Critic as Creator: ‘One Night Stand’

This quietly engrossing character study concentrates on Paul (Richard Jordan), a callow American poet/academic who feels lost midway through life’s journey and whose mood changes from scene to scene, so that sometimes he projects his self-loathing in a very dislikable manner, and at other times he’s honest and tolerable. Like many of us, his personality depends on the people he’s with and what role he’s expected to play, and on his varying emotions and levels of discomfort. The French title, Alibis, is more apt.

He’s been summoned to Hong Kong because an old Chinese girlfriend, the mother of his daughter, has tried to kill herself. Their mutual friend (Betty Ting Pei) had always had a thing for him and thought her friend was lucky to have had a relationship and even a child with him when they met in America, but Paul’s ex felt adrift in her own land and never regained her footing while this other woman has been very successful.

The sequence that feels most false is when Paul humiliates a stylish French woman in his hotel by leading her on with dirty talk.

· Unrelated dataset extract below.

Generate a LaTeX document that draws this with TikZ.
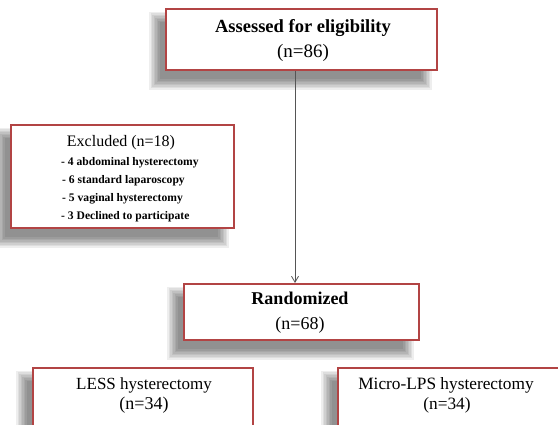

This is when he’s at his most unlikable and hostile, and I found myself wondering if filmmaker Pierre Rissient, a Frenchman making an English movie in Hong Kong about an American protagonist and a Chinese woman, was expressing some kind of personal need to put his own nationality in its place.

Later famous as a French critic, publicist and distributor (and subject of the documentary Pierre Rissient: Man of Cinema), Rissient directed a couple of films, and this carefully framed, searching, proto-Lost in Translation is one of them. If you can judge a film by its influences, it must be said that this one has a fine pedigree. Paul’s dialogue is constantly spouting quotations, but that feels convincingly like what his frustrated-poet personality would do. Rissient even cites his sources in the end credits: Dante, Shakespeare, John Ford, Bertolt Brecht, Coleridge, T.S. Eliot, Ezra Pound, Hart Crane, Confucius, Henry Miller, Jim Thompson, Gregory LaCava, Fritz Lang, Henri Michaux and Guillaume de Machaut. That’s a catalogue of idols very much of its time.